After the passage of the 15th Amendment to the U.S. Constitution in 1870, Anthony interpreted the law as including American women as well as male ex-slaves. She went to the polls in Rochester, New York; in 1872 and persuaded the election inspectors to let her and 12 other women register and vote. Two weeks after the election she, her 12 friends, and 3 of the election inspectors were arrested. Anthony received a ridiculously unfair trial, during which the judge repeatedly displayed antifeminist prejudices. At the height of the proceedings the judge, apparently anticipating a jury verdict in her favor, dismissed the jury and imposed on her a fine of $100. Anthony refused to pay the fine, whereupon the judge, apprehensive that she might appeal to higher courts, allowed her to go free. Her friends never were brought to trial. The election inspectors received heavy fines, which were paid by sympathetic spectators. The case aroused widespread interest, but the ban against woman suffrage remained.
In 1890 the Stanton-Anthony group merged with the Stone-Beecher faction to form the National American Woman Suffrage Association. For many years thereafter the association worked to advance women’s rights on both the state and federal levels. Largely as a result of agitation by the association, suffrage was granted in the states of Colorado (1893), Utah and Idaho (1896), and Washington (1910). In addition, the association in 1910 secured 500,000 signatures for a petition urging federal woman-suffrage legislation. California granted women full suffrage in 1911; Kansas, Oregon, and Arizona followed in 1912; Nevada and Montana in 1914; New York in 1917; and Michigan, Oklahoma and South Dakota in 1918.

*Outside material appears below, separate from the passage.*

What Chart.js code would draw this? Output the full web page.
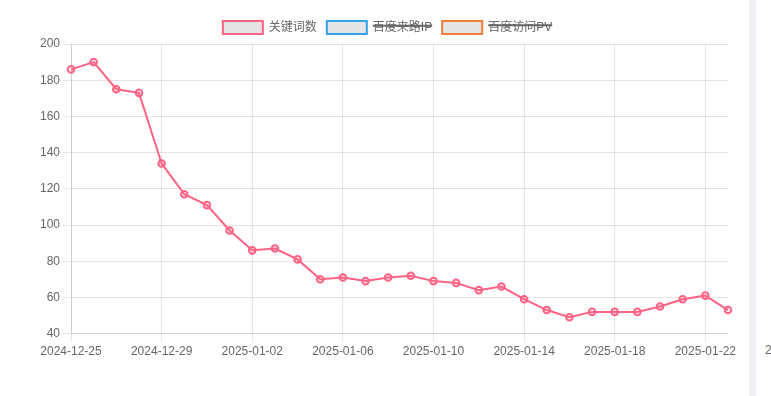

The American suffragist movement scored its biggest victory shortly after World War I. In 1919 Congress approved the 19th Amendment to the U.S. Constitution, which provided that The right of citizens of the United States to vote shall not be denied or abridged by the United States or by any State on account of sex. Ratified on August 18, 1920, the 19th Amendment became the law of the land.